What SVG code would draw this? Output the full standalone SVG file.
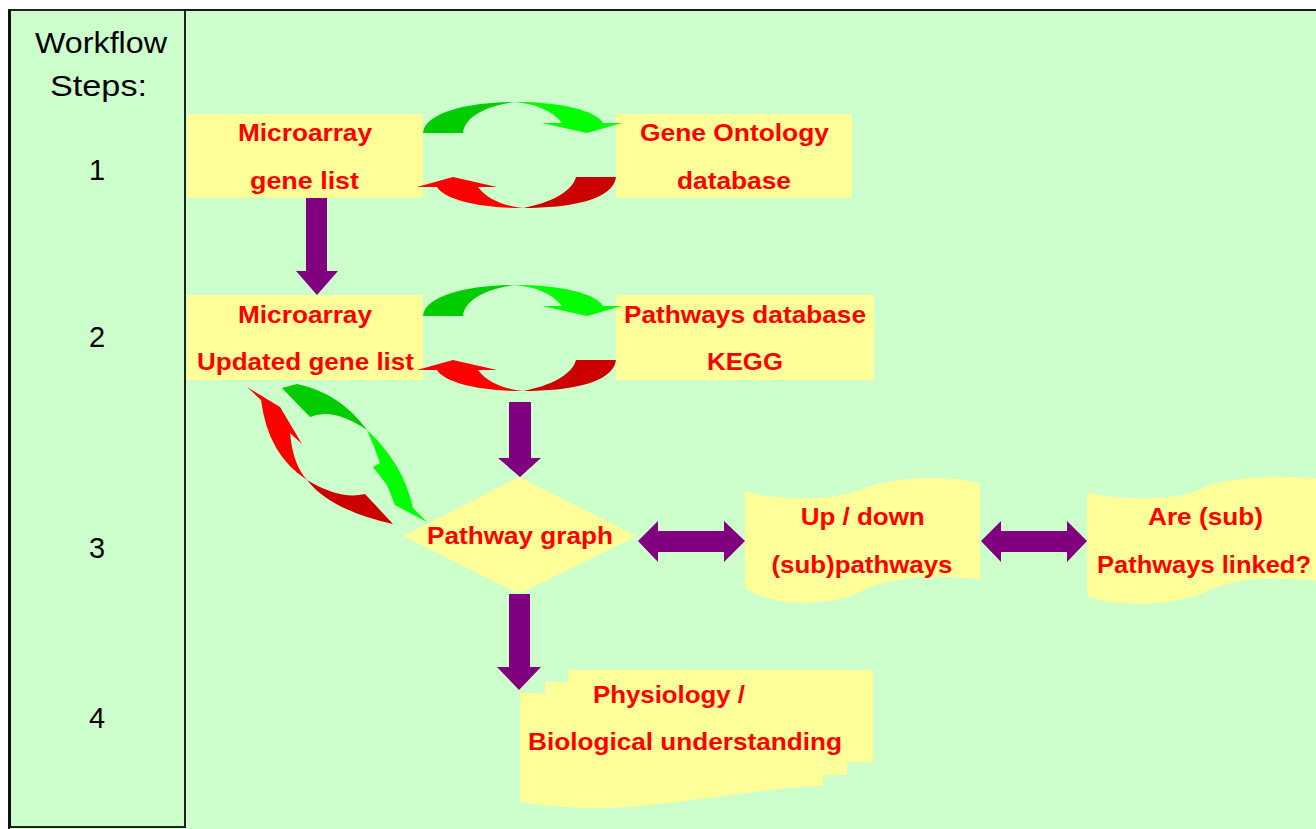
<svg xmlns="http://www.w3.org/2000/svg" width="1316" height="829" viewBox="0 0 1316 829">
<style>
.box{fill:#FFFF99}
.lbl{font-family:"Liberation Sans",Arial,sans-serif;font-weight:bold;font-size:24px;fill:#FF0000;text-anchor:middle}
.step{font-family:"Liberation Sans",Arial,sans-serif;font-size:29px;fill:#000000;text-anchor:middle}
.pur{fill:#800080}
.g1{fill:#00CC00}.g2{fill:#00FF00}.r1{fill:#CC0000}.r2{fill:#FF0000}
</style>
<rect x="0" y="0" width="1316" height="829" fill="#FFFFFF"/>
<rect x="9" y="10" width="1320" height="830" fill="#CCFFCC" stroke="#1a1a1a" stroke-width="2"/>
<g id="steps">
<rect x="9" y="10" width="176" height="817" fill="#CCFFCC" stroke="#222222" stroke-width="2"/>
<line x1="9.5" y1="10" x2="9.5" y2="828" stroke="#111111" stroke-width="3"/>
<text class="step" x="101" y="53" textLength="132" lengthAdjust="spacingAndGlyphs">Workflow</text>
<text class="step" x="98.5" y="96" textLength="97" lengthAdjust="spacingAndGlyphs">Steps:</text>
<text class="step" x="97" y="180">1</text>
<text class="step" x="97" y="347">2</text>
<text class="step" x="97" y="558">3</text>
<text class="step" x="97" y="728">4</text>
</g>
<g id="microarray-gene-list">
<rect class="box" x="187" y="114" width="236" height="84"/>
<text class="lbl" x="305" y="141" textLength="134" lengthAdjust="spacingAndGlyphs">Microarray</text>
<text class="lbl" x="304.5" y="189" textLength="109" lengthAdjust="spacingAndGlyphs">gene list</text>
</g>
<g id="gene-ontology">
<rect class="box" x="616" y="114" width="236" height="84"/>
<text class="lbl" x="734.5" y="141" textLength="189" lengthAdjust="spacingAndGlyphs">Gene Ontology</text>
<text class="lbl" x="734" y="189" textLength="114" lengthAdjust="spacingAndGlyphs">database</text>
</g>
<g id="updated-gene-list">
<rect class="box" x="187" y="295" width="236" height="85"/>
<text class="lbl" x="305" y="323" textLength="134" lengthAdjust="spacingAndGlyphs">Microarray</text>
<text class="lbl" x="305.5" y="370" textLength="217" lengthAdjust="spacingAndGlyphs">Updated gene list</text>
</g>
<g id="kegg">
<rect class="box" x="616" y="295" width="258" height="85"/>
<text class="lbl" x="745" y="323" textLength="242" lengthAdjust="spacingAndGlyphs">Pathways database</text>
<text class="lbl" x="745" y="370" textLength="76" lengthAdjust="spacingAndGlyphs">KEGG</text>
</g>
<g id="pathway-graph">
<polygon class="box" points="403,536 519,477 637,536 519,594"/>
<text class="lbl" x="520" y="544" textLength="186" lengthAdjust="spacingAndGlyphs">Pathway graph</text>
</g>
<g id="up-down">
<path class="box" d="M745,491 C770,500 830,502 860,490 C885,478 945,474 980,483 L980,580 C945,574 890,576 862,591 C835,606 775,608 745,588 Z"/>
<text class="lbl" x="862.7" y="525" textLength="124" lengthAdjust="spacingAndGlyphs">Up / down</text>
<text class="lbl" x="862" y="573" textLength="181" lengthAdjust="spacingAndGlyphs">(sub)pathways</text>
</g>
<g id="linked">
<path class="box" d="M1087,492 C1115,500 1175,502 1200,489 C1225,476 1290,474 1330,480 L1330,582 C1290,578 1240,575 1210,590 C1180,606 1120,608 1087,596 Z"/>
<text class="lbl" x="1205.5" y="525" textLength="115" lengthAdjust="spacingAndGlyphs">Are (sub)</text>
<text class="lbl" x="1204" y="573" textLength="214" lengthAdjust="spacingAndGlyphs">Pathways linked?</text>
</g>
<g id="physiology">
<path class="box" d="M568,670 L873,670 L873,762 L847,762 L847,775 L823,775 L823,786 C770,786 680,806 600,808 C570,808 540,805 520,802 L520,693 L545,693 L545,682 L568,682 Z"/>
<text class="lbl" x="669" y="703" textLength="152" lengthAdjust="spacingAndGlyphs">Physiology /</text>
<text class="lbl" x="685" y="750" textLength="314" lengthAdjust="spacingAndGlyphs">Biological understanding</text>
</g>
<g id="connectors">
<polygon class="pur" points="306,198 327,198 327,271 338,271 317,295 296,271 306,271"/>
<polygon class="pur" points="509,402 531,402 531,458 541,458 520,477 498,458 509,458"/>
<polygon class="pur" points="509,594 530,594 530,667 541,667 519,690 497,667 509,667"/>
<polygon class="pur" points="638,541 658,521 658,531 724,531 724,521 745,541 724,562 724,552 658,552 658,562"/>
<polygon class="pur" points="981,541 1001,521 1001,531 1067,531 1067,521 1087,541 1067,562 1067,552 1001,552 1001,562"/>
<g id="cycle1">
<path class="g1" d="M423,133 C425,112 470,102 515,102 C490,105 465,115 463,133 Z"/>
<path class="g2" d="M515,102 C560,102 595,110 603,123 L622,123 L587,133 L542,123 L562,123 C552,110 535,104 515,102 Z"/>
<path class="r1" d="M616,177 C613,200 570,208 523,208 C550,203 572,192 576,177 Z"/>
<path class="r2" d="M523,208 C480,208 445,200 437,187 L417,187 L453,177 L497,187 L478,187 C488,200 505,206 523,208 Z"/>
</g>
<g id="cycle2" transform="translate(0,183)">
<path class="g1" d="M423,133 C425,112 470,102 515,102 C490,105 465,115 463,133 Z"/>
<path class="g2" d="M515,102 C560,102 595,110 603,123 L622,123 L587,133 L542,123 L562,123 C552,110 535,104 515,102 Z"/>
<path class="r1" d="M616,177 C613,200 570,208 523,208 C550,203 572,192 576,177 Z"/>
<path class="r2" d="M523,208 C480,208 445,200 437,187 L417,187 L453,177 L497,187 L478,187 C488,200 505,206 523,208 Z"/>
</g>
<g id="cycle3">
<path class="g1" d="M282,388 L297,384 Q340,393 367,430 Q333,407 310,417 Z"/>
<path class="g2" d="M367,430 Q403,463 413,508 L427,522 L395,505 L387,485 L373,467 L380,463 Q373,443 367,430 Z"/>
<path class="r2" d="M247,387 L280,407 L302,444 L290,433 Q293,465 307,480 Q268,455 261,400 Z"/>
<path class="r1" d="M307,480 Q330,510 393,524 L365,494 Q340,500 307,480 Z"/>
</g>
</g>
</svg>
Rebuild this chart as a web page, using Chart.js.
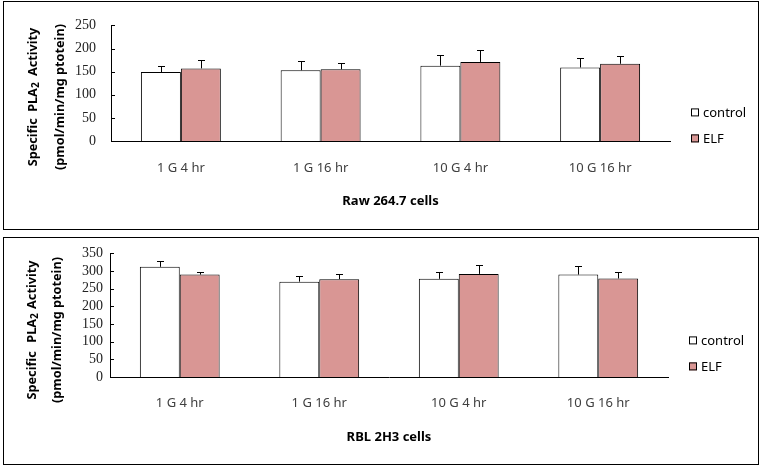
<!DOCTYPE html>
<html>
<head>
<meta charset="utf-8">
<script src="https://cdn.jsdelivr.net/npm/chart.js@4.4.1/dist/chart.umd.min.js"></script>
<style>
  body { margin: 0; background: #fff; }
  .panel { position: absolute; left: 3px; width: 754px; border: 1px solid #000; background: #fff; }
  #p1 { top: 1px; height: 227px; }
  #p2 { top: 237px; height: 226px; }
</style>
</head>
<body>
<div class="panel" id="p1"><canvas id="c1"></canvas></div>
<div class="panel" id="p2"><canvas id="c2"></canvas></div>
<script>
var groups = ['1 G 4 hr', '1 G 16 hr', '10 G 4 hr', '10 G 16 hr'];
var seriesNames = ['control', 'ELF'];

// Raw 264.7 cells
var rawControl = [149, 153, 163, 159];
var rawControlErr = [14, 19, 22, 20];
var rawElf = [157, 155, 171, 167];
var rawElfErr = [19, 14, 25, 17];
var rawTicks = [0, 50, 100, 150, 200, 250];

// RBL 2H3 cells
var rblControl = [312, 270, 278, 290];
var rblControlErr = [17, 15, 20, 23];
var rblElf = [290, 277, 292, 279];
var rblElfErr = [8, 15, 25, 19];
var rblTicks = [0, 50, 100, 150, 200, 250, 300, 350];

var SANS = '"Noto Sans", "Open Sans", sans-serif';

// upward error bars with a small cap
var errorBars = {
  id: 'errorBars',
  afterDatasetsDraw: function(chart){
    var ctx = chart.ctx, y = chart.scales.y;
    ctx.save();
    ctx.strokeStyle = '#000';
    ctx.lineWidth = 1;
    chart.data.datasets.forEach(function(ds, i){
      chart.getDatasetMeta(i).data.forEach(function(bar, j){
        var top = Math.round(y.getPixelForValue(ds.data[j] + ds.errors[j])) + 0.5;
        var x = Math.round(bar.x) + 0.5;
        ctx.beginPath();
        ctx.moveTo(x, bar.y);
        ctx.lineTo(x, top);
        ctx.moveTo(x - 3.5, top);
        ctx.lineTo(x + 3.5, top);
        ctx.stroke();
      });
    });
    ctx.restore();
  }
};

// inward tick marks, y title with subscript, legend on the right
var decorations = {
  id: 'decorations',
  afterDraw: function(chart, args, opts){
    var ctx = chart.ctx, y = chart.scales.y, area = chart.chartArea;
    ctx.save();
    ctx.strokeStyle = '#000';
    ctx.lineWidth = 1;
    y.ticks.forEach(function(t, i){
      var py = Math.round(y.getPixelForTick(i)) + 0.5;
      ctx.beginPath();
      ctx.moveTo(area.left, py);
      ctx.lineTo(area.left + 4, py);
      ctx.stroke();
    });

    // y title
    opts.titleLines.forEach(function(parts, k){
      ctx.save();
      ctx.translate(opts.titleX[k], opts.titleY);
      ctx.rotate(-Math.PI / 2);
      ctx.fillStyle = '#000';
      ctx.textBaseline = 'middle';
      ctx.textAlign = 'left';
      ctx.wordSpacing = opts.wordSpacing[k] + 'px';
      var total = 0;
      parts.forEach(function(p){
        ctx.font = p.sub ? 'bold 10px ' + SANS : 'bold 12.7px ' + SANS;
        total += ctx.measureText(p.t).width;
      });
      var cx = -total / 2;
      parts.forEach(function(p){
        ctx.font = p.sub ? 'bold 10px ' + SANS : 'bold 12.7px ' + SANS;
        ctx.fillText(p.t, cx, p.sub ? 3 : 0);
        cx += ctx.measureText(p.t).width;
      });
      ctx.restore();
    });

    // legend
    ctx.font = '13px ' + SANS;
    ctx.textBaseline = 'middle';
    ctx.textAlign = 'left';
    chart.data.datasets.forEach(function(ds, i){
      var lx = area.right + 21, ly = area.top + 83 + i * 26;
      ctx.fillStyle = ds.backgroundColor;
      ctx.fillRect(lx, ly, 8, 8);
      ctx.strokeStyle = '#000';
      ctx.strokeRect(lx + 0.5, ly + 0.5, 7, 7);
      ctx.fillStyle = '#000';
      ctx.fillText(ds.label, lx + 12, ly + 5);
    });
    ctx.restore();
  }
};

function makeChart(id, control, controlErr, elf, elfErr, ticks, cfg){
  var ctx = document.getElementById(id).getContext('2d');
  return new Chart(ctx, {
    type: 'bar',
    data: {
      labels: groups,
      datasets: [{
        label: seriesNames[0],
        data: control,
        errors: controlErr,
        backgroundColor: '#FFFFFF',
        borderColor: '#000',
        borderWidth: 1,
        categoryPercentage: 0.572,
        barPercentage: 1
      }, {
        label: seriesNames[1],
        data: elf,
        errors: elfErr,
        backgroundColor: '#D99694',
        borderColor: '#000',
        borderWidth: 1,
        categoryPercentage: 0.572,
        barPercentage: 1
      }]
    },
    plugins: [errorBars, decorations],
    options: {
      responsive: true,
      maintainAspectRatio: false,
      animation: false,
      layout: { padding: { left: 0, right: cfg.padRight, top: 14, bottom: 0 } },
      plugins: {
        legend: { display: false },
        tooltip: { enabled: false },
        decorations: {
          titleLines: cfg.titleLines,
          titleX: cfg.titleX,
          titleY: cfg.titleY,
          wordSpacing: cfg.wordSpacing
        }
      },
      scales: {
        x: {
          grid: { display: false, drawTicks: false },
          border: { display: true, color: '#000', width: 1 },
          ticks: { color: '#404040', font: { family: SANS, size: 13 }, padding: cfg.xPad },
          title: {
            display: true,
            text: cfg.xTitle,
            color: '#000',
            font: { family: SANS, size: 13, weight: 'bold' },
            padding: { top: 0, bottom: cfg.xTitlePad }
          },
          afterFit: function(s){ s.height = cfg.xHeight; }
        },
        y: {
          min: ticks[0],
          max: ticks[ticks.length - 1],
          grid: { display: false, drawTicks: false },
          border: { display: true, color: '#000', width: 1 },
          ticks: {
            stepSize: ticks[1] - ticks[0],
            autoSkip: false,
            color: '#222',
            padding: cfg.yPad,
            font: { family: '"Liberation Serif", "Times New Roman", serif', size: 14 }
          },
          afterFit: function(s){ s.width = cfg.yWidth; }
        }
      }
    }
  });
}

makeChart('c1', rawControl, rawControlErr, rawElf, rawElfErr, rawTicks, {
  padRight: 88, yWidth: 107, xHeight: 88, xPad: 19, xTitlePad: 20, yPad: 15,
  xTitle: 'Raw 264.7 cells',
  titleLines: [
    [{ t: 'Specific PLA' }, { t: '2', sub: true }, { t: ' Activity' }],
    [{ t: '(pmol/min/mg ptotein)' }]
  ],
  titleX: [29, 56], titleY: 95, wordSpacing: [3, 0]
});

makeChart('c2', rblControl, rblControlErr, rblElf, rblElfErr, rblTicks, {
  padRight: 90, yWidth: 106, xHeight: 87, xPad: 18, xTitlePad: 19, yPad: 7,
  xTitle: 'RBL 2H3 cells',
  titleLines: [
    [{ t: 'Specific  PLA' }, { t: '2', sub: true }, { t: ' Activity' }],
    [{ t: '(pmol/min/mg ptotein)' }]
  ],
  titleX: [28, 53], titleY: 92, wordSpacing: [1, 0]
});
</script>
</body>
</html>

========

Directions -> Where a line above includes "this", copy that line.

Full solution ->
What SVG code would draw this? Output the full standalone SVG file.
Rebuild this chart as a web page, using Chart.js.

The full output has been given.